- _Task details_
Below is a listing to transcribe in full and exactly; keep the pictures out.

- _Dataset extract_
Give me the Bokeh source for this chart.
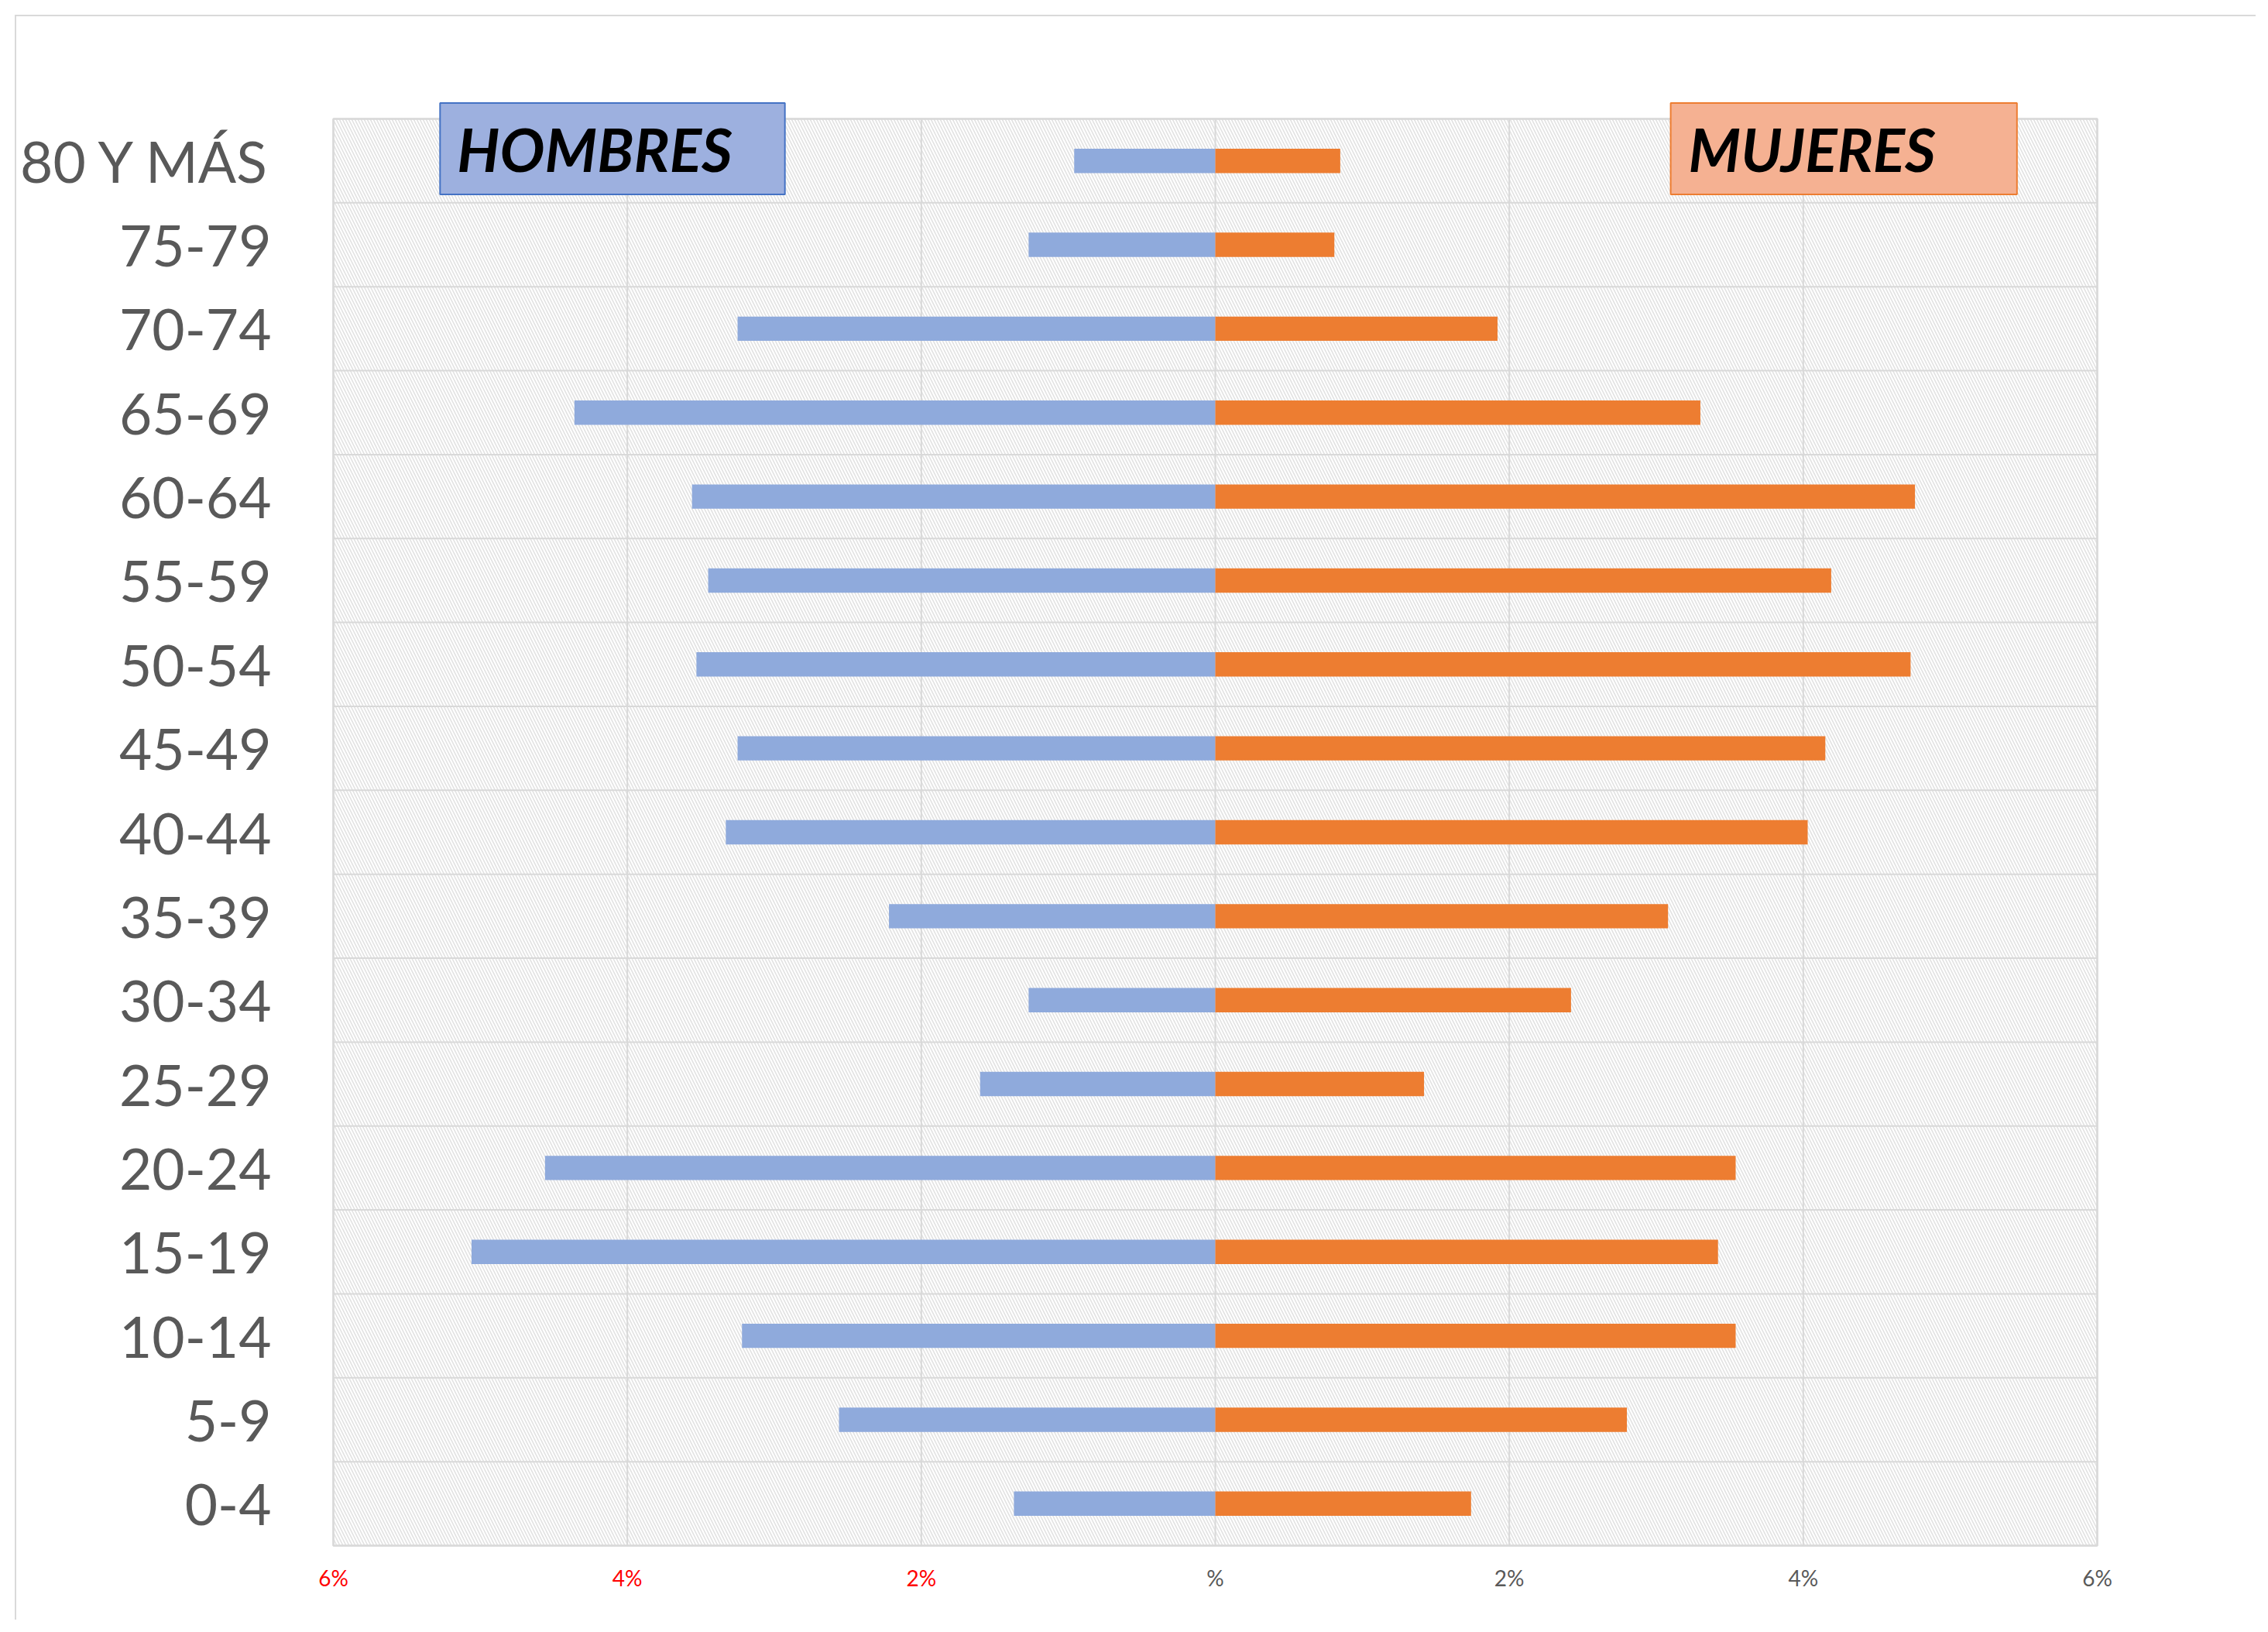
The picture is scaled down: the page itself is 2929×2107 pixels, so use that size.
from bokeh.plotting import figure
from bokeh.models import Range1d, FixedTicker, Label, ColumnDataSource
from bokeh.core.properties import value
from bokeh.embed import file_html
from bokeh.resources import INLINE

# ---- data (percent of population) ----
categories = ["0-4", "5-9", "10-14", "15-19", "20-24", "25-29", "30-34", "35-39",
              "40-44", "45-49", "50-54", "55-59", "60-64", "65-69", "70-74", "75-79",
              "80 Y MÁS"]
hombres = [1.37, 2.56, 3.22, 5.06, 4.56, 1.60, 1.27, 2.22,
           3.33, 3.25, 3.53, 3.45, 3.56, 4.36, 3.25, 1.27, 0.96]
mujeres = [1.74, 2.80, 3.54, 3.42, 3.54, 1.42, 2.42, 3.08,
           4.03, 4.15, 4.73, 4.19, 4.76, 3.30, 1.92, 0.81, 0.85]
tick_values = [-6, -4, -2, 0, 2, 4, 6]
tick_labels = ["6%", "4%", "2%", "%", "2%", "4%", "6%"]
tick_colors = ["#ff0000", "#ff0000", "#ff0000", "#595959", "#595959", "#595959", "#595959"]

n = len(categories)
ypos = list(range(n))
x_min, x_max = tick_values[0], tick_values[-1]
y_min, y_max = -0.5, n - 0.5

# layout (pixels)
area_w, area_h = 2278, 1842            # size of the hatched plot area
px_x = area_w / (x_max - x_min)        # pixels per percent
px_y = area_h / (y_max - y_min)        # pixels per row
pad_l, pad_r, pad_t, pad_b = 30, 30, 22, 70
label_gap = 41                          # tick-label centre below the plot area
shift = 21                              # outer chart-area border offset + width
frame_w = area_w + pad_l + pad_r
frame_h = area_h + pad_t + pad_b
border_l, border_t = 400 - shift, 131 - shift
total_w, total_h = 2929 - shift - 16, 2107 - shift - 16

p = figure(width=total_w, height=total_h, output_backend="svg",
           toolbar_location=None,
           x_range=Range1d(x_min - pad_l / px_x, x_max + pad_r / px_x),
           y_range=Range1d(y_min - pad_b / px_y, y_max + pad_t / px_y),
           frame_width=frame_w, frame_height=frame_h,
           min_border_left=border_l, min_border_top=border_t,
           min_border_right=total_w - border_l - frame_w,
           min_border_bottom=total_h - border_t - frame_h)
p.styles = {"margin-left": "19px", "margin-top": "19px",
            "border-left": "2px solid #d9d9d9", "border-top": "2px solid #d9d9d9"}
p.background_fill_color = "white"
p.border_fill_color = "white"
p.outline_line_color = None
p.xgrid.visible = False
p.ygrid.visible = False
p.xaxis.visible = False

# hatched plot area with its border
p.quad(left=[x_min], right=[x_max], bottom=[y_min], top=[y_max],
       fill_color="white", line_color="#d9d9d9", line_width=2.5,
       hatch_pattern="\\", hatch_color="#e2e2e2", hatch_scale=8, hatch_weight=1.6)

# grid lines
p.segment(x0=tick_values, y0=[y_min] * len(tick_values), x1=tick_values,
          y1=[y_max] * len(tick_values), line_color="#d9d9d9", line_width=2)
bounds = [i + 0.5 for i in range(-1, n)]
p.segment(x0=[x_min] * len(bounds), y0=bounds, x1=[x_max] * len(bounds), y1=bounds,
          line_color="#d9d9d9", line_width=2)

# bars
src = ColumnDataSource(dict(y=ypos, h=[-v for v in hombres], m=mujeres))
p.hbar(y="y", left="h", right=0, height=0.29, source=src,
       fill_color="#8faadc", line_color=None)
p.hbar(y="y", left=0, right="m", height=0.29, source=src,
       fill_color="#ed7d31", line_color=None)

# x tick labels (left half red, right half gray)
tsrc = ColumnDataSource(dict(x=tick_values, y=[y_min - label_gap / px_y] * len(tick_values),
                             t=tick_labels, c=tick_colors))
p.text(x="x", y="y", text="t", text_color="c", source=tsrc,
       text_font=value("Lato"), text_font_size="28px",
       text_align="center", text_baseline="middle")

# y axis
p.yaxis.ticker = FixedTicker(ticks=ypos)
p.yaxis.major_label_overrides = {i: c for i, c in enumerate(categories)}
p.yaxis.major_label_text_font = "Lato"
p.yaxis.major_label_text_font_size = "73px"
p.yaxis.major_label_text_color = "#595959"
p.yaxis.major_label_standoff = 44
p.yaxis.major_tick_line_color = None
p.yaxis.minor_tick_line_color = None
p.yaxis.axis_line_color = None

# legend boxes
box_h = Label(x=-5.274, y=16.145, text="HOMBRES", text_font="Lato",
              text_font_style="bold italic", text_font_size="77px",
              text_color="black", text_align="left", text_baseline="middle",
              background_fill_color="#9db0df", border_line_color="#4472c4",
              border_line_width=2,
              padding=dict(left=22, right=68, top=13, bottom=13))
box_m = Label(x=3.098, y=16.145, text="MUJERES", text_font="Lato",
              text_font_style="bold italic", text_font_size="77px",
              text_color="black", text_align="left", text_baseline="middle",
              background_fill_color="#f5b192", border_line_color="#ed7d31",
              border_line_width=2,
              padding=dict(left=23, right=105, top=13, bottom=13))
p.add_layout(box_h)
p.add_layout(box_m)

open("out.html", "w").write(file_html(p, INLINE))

- _Written answer_
Give me the Bokeh source for this chart.
The picture is scaled down: the page itself is 2929×2107 pixels, so use that size.
from bokeh.plotting import figure
from bokeh.models import Range1d, FixedTicker, Label, ColumnDataSource
from bokeh.core.properties import value
from bokeh.embed import file_html
from bokeh.resources import INLINE

# ---- data (percent of population) ----
categories = ["0-4", "5-9", "10-14", "15-19", "20-24", "25-29", "30-34", "35-39",
              "40-44", "45-49", "50-54", "55-59", "60-64", "65-69", "70-74", "75-79",
              "80 Y MÁS"]
hombres = [1.37, 2.56, 3.22, 5.06, 4.56, 1.60, 1.27, 2.22,
           3.33, 3.25, 3.53, 3.45, 3.56, 4.36, 3.25, 1.27, 0.96]
mujeres = [1.74, 2.80, 3.54, 3.42, 3.54, 1.42, 2.42, 3.08,
           4.03, 4.15, 4.73, 4.19, 4.76, 3.30, 1.92, 0.81, 0.85]
tick_values = [-6, -4, -2, 0, 2, 4, 6]
tick_labels = ["6%", "4%", "2%", "%", "2%", "4%", "6%"]
tick_colors = ["#ff0000", "#ff0000", "#ff0000", "#595959", "#595959", "#595959", "#595959"]

n = len(categories)
ypos = list(range(n))
x_min, x_max = tick_values[0], tick_values[-1]
y_min, y_max = -0.5, n - 0.5

# layout (pixels)
area_w, area_h = 2278, 1842            # size of the hatched plot area
px_x = area_w / (x_max - x_min)        # pixels per percent
px_y = area_h / (y_max - y_min)        # pixels per row
pad_l, pad_r, pad_t, pad_b = 30, 30, 22, 70
label_gap = 41                          # tick-label centre below the plot area
shift = 21                              # outer chart-area border offset + width
frame_w = area_w + pad_l + pad_r
frame_h = area_h + pad_t + pad_b
border_l, border_t = 400 - shift, 131 - shift
total_w, total_h = 2929 - shift - 16, 2107 - shift - 16

p = figure(width=total_w, height=total_h, output_backend="svg",
           toolbar_location=None,
           x_range=Range1d(x_min - pad_l / px_x, x_max + pad_r / px_x),
           y_range=Range1d(y_min - pad_b / px_y, y_max + pad_t / px_y),
           frame_width=frame_w, frame_height=frame_h,
           min_border_left=border_l, min_border_top=border_t,
           min_border_right=total_w - border_l - frame_w,
           min_border_bottom=total_h - border_t - frame_h)
p.styles = {"margin-left": "19px", "margin-top": "19px",
            "border-left": "2px solid #d9d9d9", "border-top": "2px solid #d9d9d9"}
p.background_fill_color = "white"
p.border_fill_color = "white"
p.outline_line_color = None
p.xgrid.visible = False
p.ygrid.visible = False
p.xaxis.visible = False

# hatched plot area with its border
p.quad(left=[x_min], right=[x_max], bottom=[y_min], top=[y_max],
       fill_color="white", line_color="#d9d9d9", line_width=2.5,
       hatch_pattern="\\", hatch_color="#e2e2e2", hatch_scale=8, hatch_weight=1.6)

# grid lines
p.segment(x0=tick_values, y0=[y_min] * len(tick_values), x1=tick_values,
          y1=[y_max] * len(tick_values), line_color="#d9d9d9", line_width=2)
bounds = [i + 0.5 for i in range(-1, n)]
p.segment(x0=[x_min] * len(bounds), y0=bounds, x1=[x_max] * len(bounds), y1=bounds,
          line_color="#d9d9d9", line_width=2)

# bars
src = ColumnDataSource(dict(y=ypos, h=[-v for v in hombres], m=mujeres))
p.hbar(y="y", left="h", right=0, height=0.29, source=src,
       fill_color="#8faadc", line_color=None)
p.hbar(y="y", left=0, right="m", height=0.29, source=src,
       fill_color="#ed7d31", line_color=None)

# x tick labels (left half red, right half gray)
tsrc = ColumnDataSource(dict(x=tick_values, y=[y_min - label_gap / px_y] * len(tick_values),
                             t=tick_labels, c=tick_colors))
p.text(x="x", y="y", text="t", text_color="c", source=tsrc,
       text_font=value("Lato"), text_font_size="28px",
       text_align="center", text_baseline="middle")

# y axis
p.yaxis.ticker = FixedTicker(ticks=ypos)
p.yaxis.major_label_overrides = {i: c for i, c in enumerate(categories)}
p.yaxis.major_label_text_font = "Lato"
p.yaxis.major_label_text_font_size = "73px"
p.yaxis.major_label_text_color = "#595959"
p.yaxis.major_label_standoff = 44
p.yaxis.major_tick_line_color = None
p.yaxis.minor_tick_line_color = None
p.yaxis.axis_line_color = None

# legend boxes
box_h = Label(x=-5.274, y=16.145, text="HOMBRES", text_font="Lato",
              text_font_style="bold italic", text_font_size="77px",
              text_color="black", text_align="left", text_baseline="middle",
              background_fill_color="#9db0df", border_line_color="#4472c4",
              border_line_width=2,
              padding=dict(left=22, right=68, top=13, bottom=13))
box_m = Label(x=3.098, y=16.145, text="MUJERES", text_font="Lato",
              text_font_style="bold italic", text_font_size="77px",
              text_color="black", text_align="left", text_baseline="middle",
              background_fill_color="#f5b192", border_line_color="#ed7d31",
              border_line_width=2,
              padding=dict(left=23, right=105, top=13, bottom=13))
p.add_layout(box_h)
p.add_layout(box_m)

open("out.html", "w").write(file_html(p, INLINE))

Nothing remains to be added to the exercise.